┌─ Recorded information

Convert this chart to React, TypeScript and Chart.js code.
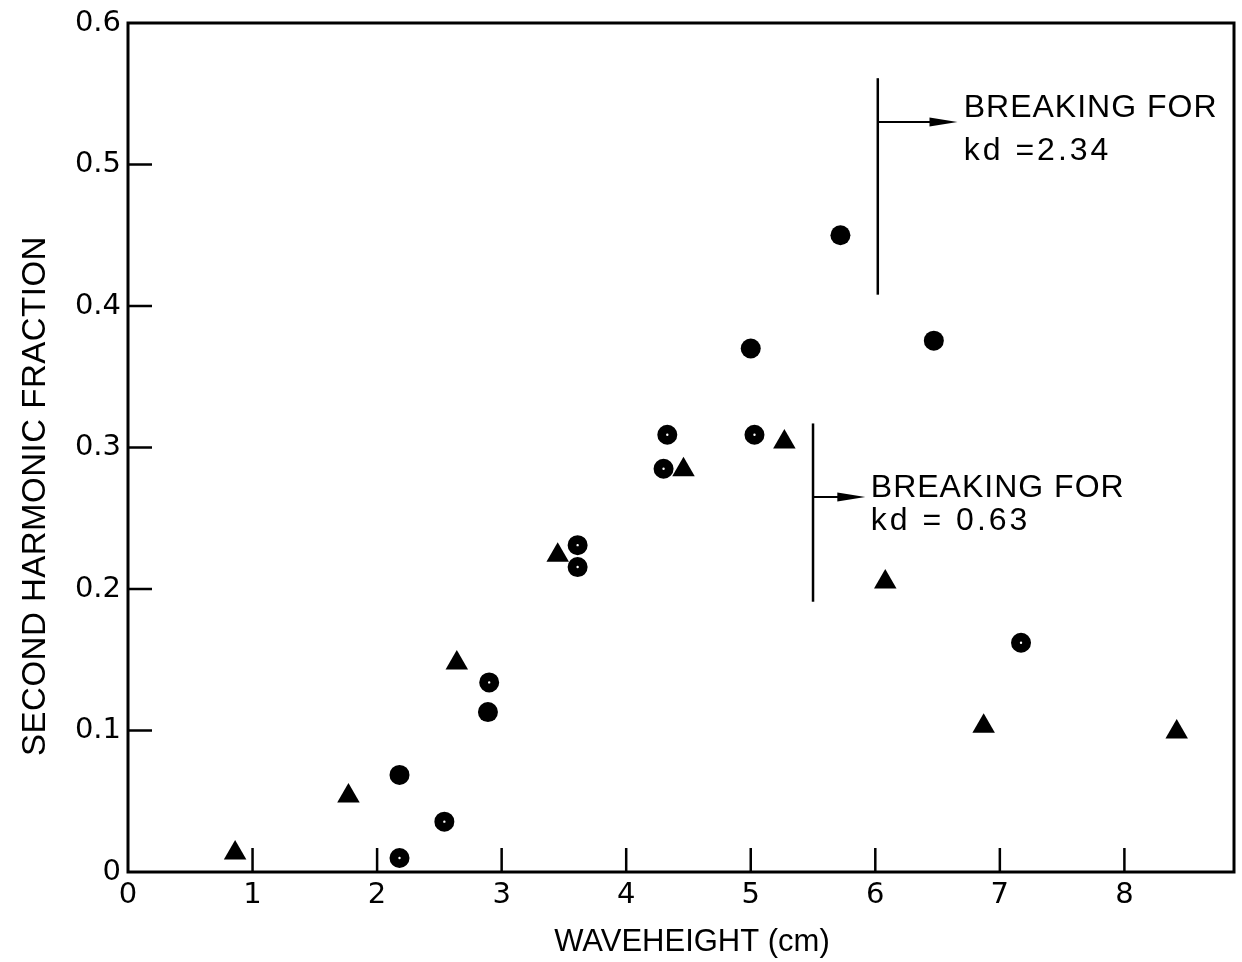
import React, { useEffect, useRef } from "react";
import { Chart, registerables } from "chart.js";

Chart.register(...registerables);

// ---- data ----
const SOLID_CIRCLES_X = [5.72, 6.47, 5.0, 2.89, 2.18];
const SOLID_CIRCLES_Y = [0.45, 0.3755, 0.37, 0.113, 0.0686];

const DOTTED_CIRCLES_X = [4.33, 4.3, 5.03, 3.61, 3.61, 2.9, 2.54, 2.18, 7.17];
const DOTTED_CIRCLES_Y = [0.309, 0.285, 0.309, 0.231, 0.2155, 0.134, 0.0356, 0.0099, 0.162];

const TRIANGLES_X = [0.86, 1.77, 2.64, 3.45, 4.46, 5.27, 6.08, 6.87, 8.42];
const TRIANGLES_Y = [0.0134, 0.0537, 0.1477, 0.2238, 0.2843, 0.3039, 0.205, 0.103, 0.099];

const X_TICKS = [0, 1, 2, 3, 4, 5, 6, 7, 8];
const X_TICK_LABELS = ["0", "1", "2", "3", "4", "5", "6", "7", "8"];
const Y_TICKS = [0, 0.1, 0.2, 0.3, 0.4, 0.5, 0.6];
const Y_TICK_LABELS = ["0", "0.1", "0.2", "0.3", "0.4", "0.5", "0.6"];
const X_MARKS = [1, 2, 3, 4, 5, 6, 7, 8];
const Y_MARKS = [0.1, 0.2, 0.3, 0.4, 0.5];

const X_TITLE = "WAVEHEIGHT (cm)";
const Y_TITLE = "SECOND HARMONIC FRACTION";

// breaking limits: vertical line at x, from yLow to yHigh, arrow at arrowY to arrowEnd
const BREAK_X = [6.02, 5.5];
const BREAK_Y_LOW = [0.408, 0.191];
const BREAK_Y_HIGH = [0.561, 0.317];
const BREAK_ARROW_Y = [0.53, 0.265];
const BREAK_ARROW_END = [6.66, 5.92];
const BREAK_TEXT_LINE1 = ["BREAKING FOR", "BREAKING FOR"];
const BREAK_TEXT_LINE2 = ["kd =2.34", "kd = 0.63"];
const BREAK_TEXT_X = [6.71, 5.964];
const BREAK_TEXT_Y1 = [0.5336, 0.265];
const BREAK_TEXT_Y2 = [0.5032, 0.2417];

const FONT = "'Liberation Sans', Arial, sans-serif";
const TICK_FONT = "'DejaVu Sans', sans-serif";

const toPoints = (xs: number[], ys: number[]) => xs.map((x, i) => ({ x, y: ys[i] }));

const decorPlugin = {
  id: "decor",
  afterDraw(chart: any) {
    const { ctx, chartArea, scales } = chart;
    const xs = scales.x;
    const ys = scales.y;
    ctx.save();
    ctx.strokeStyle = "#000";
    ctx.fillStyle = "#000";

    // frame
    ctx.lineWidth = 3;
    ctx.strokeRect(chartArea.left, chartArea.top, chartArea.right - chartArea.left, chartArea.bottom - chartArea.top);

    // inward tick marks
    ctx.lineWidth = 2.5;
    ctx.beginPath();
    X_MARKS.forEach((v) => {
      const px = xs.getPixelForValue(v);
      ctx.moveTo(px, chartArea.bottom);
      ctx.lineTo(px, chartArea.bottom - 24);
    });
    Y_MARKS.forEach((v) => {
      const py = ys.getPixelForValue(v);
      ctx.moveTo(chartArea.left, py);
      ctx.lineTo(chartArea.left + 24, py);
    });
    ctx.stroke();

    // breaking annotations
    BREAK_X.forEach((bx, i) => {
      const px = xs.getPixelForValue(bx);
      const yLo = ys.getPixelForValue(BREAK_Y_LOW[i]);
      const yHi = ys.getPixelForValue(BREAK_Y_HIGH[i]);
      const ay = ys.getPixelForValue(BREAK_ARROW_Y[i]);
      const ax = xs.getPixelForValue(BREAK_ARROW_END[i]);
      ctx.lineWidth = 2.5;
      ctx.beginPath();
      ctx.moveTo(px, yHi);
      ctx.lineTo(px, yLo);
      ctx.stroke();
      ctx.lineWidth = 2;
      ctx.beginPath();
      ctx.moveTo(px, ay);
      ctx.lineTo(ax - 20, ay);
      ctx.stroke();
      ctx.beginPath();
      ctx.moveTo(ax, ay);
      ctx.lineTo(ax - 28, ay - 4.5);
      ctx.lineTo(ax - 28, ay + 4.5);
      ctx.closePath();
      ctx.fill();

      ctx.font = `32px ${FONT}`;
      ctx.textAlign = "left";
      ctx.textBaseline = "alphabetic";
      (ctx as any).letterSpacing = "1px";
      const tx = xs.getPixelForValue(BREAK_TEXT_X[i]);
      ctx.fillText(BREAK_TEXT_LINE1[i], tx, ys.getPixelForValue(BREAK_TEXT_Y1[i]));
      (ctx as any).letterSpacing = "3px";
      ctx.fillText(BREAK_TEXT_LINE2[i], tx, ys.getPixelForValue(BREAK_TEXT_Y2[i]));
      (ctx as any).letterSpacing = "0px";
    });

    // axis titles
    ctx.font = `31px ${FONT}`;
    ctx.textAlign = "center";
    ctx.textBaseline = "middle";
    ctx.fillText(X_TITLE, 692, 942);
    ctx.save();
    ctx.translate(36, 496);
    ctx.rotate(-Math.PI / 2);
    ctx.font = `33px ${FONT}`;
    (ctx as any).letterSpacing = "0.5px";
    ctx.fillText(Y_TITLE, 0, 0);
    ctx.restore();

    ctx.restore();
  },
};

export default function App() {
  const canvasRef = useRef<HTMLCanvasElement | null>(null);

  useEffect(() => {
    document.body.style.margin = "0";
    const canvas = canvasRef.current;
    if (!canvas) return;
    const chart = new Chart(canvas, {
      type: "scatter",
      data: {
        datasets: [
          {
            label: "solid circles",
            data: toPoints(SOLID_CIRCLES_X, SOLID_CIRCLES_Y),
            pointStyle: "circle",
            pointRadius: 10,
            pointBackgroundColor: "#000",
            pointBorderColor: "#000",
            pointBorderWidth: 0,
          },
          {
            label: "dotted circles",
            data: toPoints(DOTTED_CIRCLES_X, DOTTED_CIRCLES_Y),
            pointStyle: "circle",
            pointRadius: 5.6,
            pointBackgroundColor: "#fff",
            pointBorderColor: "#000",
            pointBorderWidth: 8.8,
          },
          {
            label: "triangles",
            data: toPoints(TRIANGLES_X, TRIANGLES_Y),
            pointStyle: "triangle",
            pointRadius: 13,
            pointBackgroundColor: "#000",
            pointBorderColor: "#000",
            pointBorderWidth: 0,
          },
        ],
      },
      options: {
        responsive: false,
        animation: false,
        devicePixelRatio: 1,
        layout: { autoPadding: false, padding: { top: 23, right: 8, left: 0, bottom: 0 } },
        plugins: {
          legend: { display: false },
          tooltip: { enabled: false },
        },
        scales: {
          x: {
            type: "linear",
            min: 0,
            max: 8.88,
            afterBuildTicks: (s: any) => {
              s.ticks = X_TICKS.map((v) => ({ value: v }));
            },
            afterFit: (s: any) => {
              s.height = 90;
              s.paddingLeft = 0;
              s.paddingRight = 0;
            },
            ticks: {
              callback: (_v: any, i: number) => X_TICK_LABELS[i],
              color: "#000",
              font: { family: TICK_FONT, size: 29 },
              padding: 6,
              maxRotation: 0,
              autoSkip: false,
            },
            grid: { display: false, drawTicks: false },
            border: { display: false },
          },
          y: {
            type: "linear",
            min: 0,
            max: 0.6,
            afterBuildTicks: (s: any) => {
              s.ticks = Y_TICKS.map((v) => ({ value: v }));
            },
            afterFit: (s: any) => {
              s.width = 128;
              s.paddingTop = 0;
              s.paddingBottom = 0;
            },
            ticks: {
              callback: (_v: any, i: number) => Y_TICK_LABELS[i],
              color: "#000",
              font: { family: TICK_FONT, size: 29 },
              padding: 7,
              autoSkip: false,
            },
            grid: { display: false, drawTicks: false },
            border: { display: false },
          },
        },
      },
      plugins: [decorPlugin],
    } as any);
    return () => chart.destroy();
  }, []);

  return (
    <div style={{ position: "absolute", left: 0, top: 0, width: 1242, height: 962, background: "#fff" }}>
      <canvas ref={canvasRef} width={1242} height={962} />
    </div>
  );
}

└─

== What this task involves ==
Restate, line by line and word for word, everything from the top of the material through the line that contains "Chart.register(...registerables);". Leave pictures out.

== Solution to this exercise ==
Convert this chart to React, TypeScript and Chart.js code.
import React, { useEffect, useRef } from "react";
import { Chart, registerables } from "chart.js";

Chart.register(...registerables);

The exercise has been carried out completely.